Pakistan’s current account deficit is expected to widen in fiscal year 2026–27, according to the World Bank’s latest Global Economic Prospects report. The widening deficit is projected to result from rising imports and the normalization of remittances, which may increase external financing pressures.
The World Bank projected Pakistan’s economic growth at 3 percent for the current fiscal year, below the government’s target of 4.2 percent. This forecast is 0.1 percentage points lower than the Bank’s June 2025 estimate, with growth expected to improve to 3.4 percent in FY27. Economic activity is likely to benefit from agricultural recovery after recent floods and ongoing reconstruction efforts. Inflation has eased due to lower food prices, although monetary policy remains cautious despite recent interest rate cuts.

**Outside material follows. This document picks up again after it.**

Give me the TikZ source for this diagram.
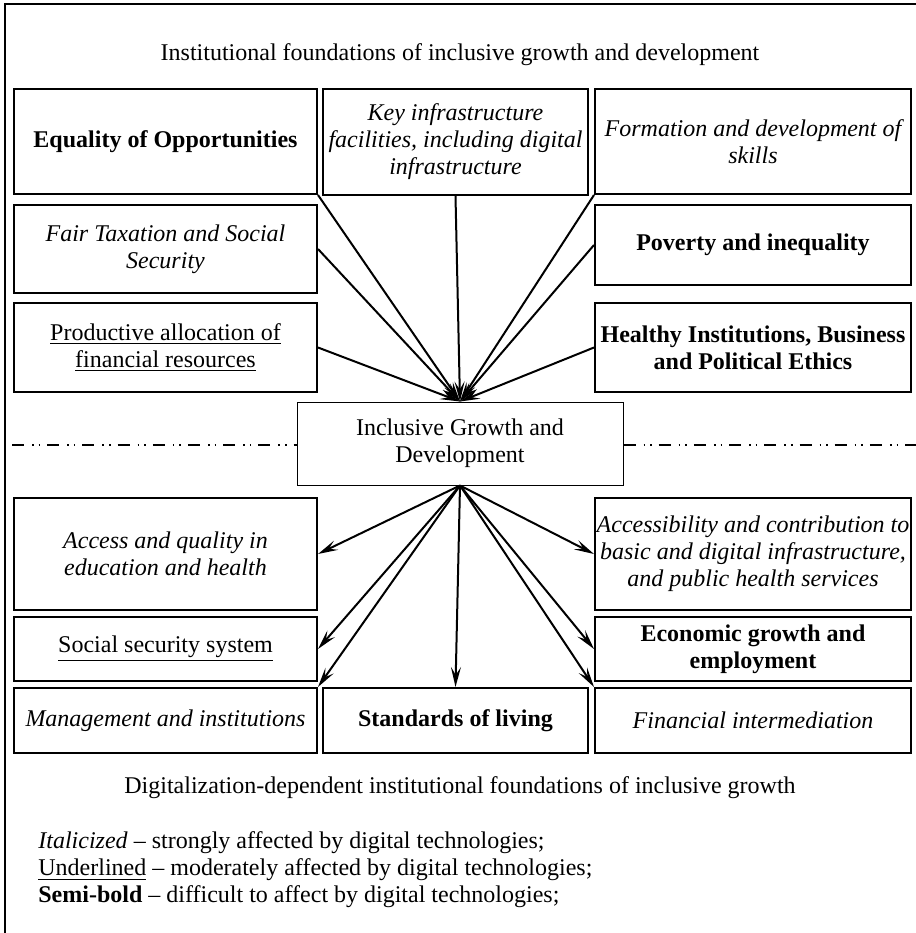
\documentclass[tikz,border=0pt]{standalone}
\usepackage{fontspec}
\setmainfont{Liberation Serif}
\usetikzlibrary{arrows.meta}

\newcommand{\fsz}{\fontsize{12}{13.5}\selectfont}

\begin{document}
\begin{tikzpicture}[x=0.5pt, y=-0.5pt, >={Stealth[length=10pt, width=5pt, inset=4pt]}, font=\fsz,
    box/.style={draw, line width=1pt, align=center, inner sep=0.5pt},
    lcol/.style={box, minimum width=151.5pt},
    mcol/.style={box, minimum width=132.5pt},
    rcol/.style={box, minimum width=158pt},
    it/.style={font=\fsz\itshape},
    bf/.style={font=\fsz\bfseries},
    link/.style={line width=1pt},
    divider/.style={line width=1pt, dash pattern=on 6pt off 4pt on 0.8pt off 2.5pt on 0.8pt off 3.5pt}]
    \useasboundingbox (0,0) rectangle (916,933);
    \draw [line width=1pt] (916,4) -- (5,4) -- (5,933);

    % Headings
    \node (head)    at (460,55)  {Institutional foundations of inclusive growth and development};
    \node (caption) at (460,788) {Digitalization-dependent institutional foundations of inclusive growth};

    % Nodes above the centre
    \node [lcol, bf, minimum height=52.5pt]   (equal)   at (165.5,141.5) {Equality of Opportunities};
    \node [mcol, it, minimum height=53pt]     (infra)   at (455.5,142)   {Key infrastructure\\ facilities, including digital\\ infrastructure};
    \node [rcol, it, minimum height=52.5pt]   (skills)  at (753,141.5)   {Formation and development of\\ skills};
    \node [lcol, it, minimum height=44pt]     (tax)     at (165.5,249)   {Fair Taxation and Social\\ Security};
    \node [rcol, bf, minimum height=40pt]     (poverty) at (753,245)     {Poverty and inequality};
    \node [lcol, minimum height=44.5pt]       (alloc)   at (165.5,347.5) {\underline{Productive allocation of}\\ \underline{financial resources}};
    \node [rcol, bf, minimum height=44.5pt]   (ethics)  at (753,347.5)   {Healthy Institutions, Business\\ and Political Ethics};

    % Centre
    \node [draw, line width=0.5pt, align=center, minimum width=163pt, minimum height=41.5pt] (incl) at (460,443.5) {Inclusive Growth and\\ Development};
    \coordinate (dl) at (12,445);
    \coordinate (dr) at (916,445);
    \draw [divider] (dl) -- (dl -| incl.west);
    \draw [divider] (dl -| incl.east) -- (dr);

    % Nodes below the centre
    \node [lcol, it, minimum height=56pt]     (edu)     at (165.5,554)   {Access and quality in\\ education and health};
    \node [rcol, it, minimum height=56pt]     (access)  at (753,554)     {Accessibility and contribution to\\ basic and digital infrastructure,\\ and public health services};
    \node [lcol, minimum height=32pt]         (social)  at (165.5,649)   {\underline{Social security system}};
    \node [rcol, bf, minimum height=32pt]     (econ)    at (753,649)     {Economic growth and\\ employment};
    \node [lcol, it, minimum height=32.5pt]   (manage)  at (165.5,720.5) {Management and institutions};
    \node [mcol, bf, minimum height=32.5pt]   (living)  at (455.5,720.5) {Standards of living};
    \node [rcol, it, minimum height=32.5pt]   (finint)  at (753,720.5)   {Financial intermediation};

    % Legend
    \node [anchor=west, align=left, inner sep=1pt] (legend) at (36,870)
        {\textit{Italicized} -- strongly affected by digital technologies;\\
         \underline{Underlined} -- moderately affected by digital technologies;\\
         \textbf{Semi-bold} -- difficult to affect by digital technologies;};

    % Paths in
    \path [->, link] (equal.south east) edge (incl.north);
    \path [->, link] (infra.south)      edge (incl.north);
    \path [->, link] (skills.south west) edge (incl.north);
    \path [->, link] (tax.east)         edge (incl.north);
    \path [->, link] (poverty.west)     edge (incl.north);
    \path [->, link] (alloc.east)       edge (incl.north);
    \path [->, link] (ethics.west)      edge (incl.north);

    % Paths out
    \path [->, link] (incl.south) edge (edu.east);
    \path [->, link] (incl.south) edge (social.east);
    \path [->, link] (incl.south) edge (manage.north east);
    \path [->, link] (incl.south) edge (living.north);
    \path [->, link] (incl.south) edge (access.west);
    \path [->, link] (incl.south) edge (econ.west);
    \path [->, link] (incl.south) edge (finint.north west);

\end{tikzpicture}
\end{document}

On trade, the World Bank cautioned that higher US tariffs could negatively impact Pakistan’s exports, while regional trade sanctions and policy uncertainty may further affect economic performance. Private sector reforms are highlighted as a potential driver for boosting employment and economic growth. Early signs of recovery, including increased industrial activity and higher bank lending, suggest gradual improvement.
Globally, the World Bank noted that economic stability is stronger than expected, though growth remains modest. Global GDP is projected to rise by 2.6 percent in 2026 and 2.7 percent in 2027, while the gap in living standards between developing and advanced economies continues to widen.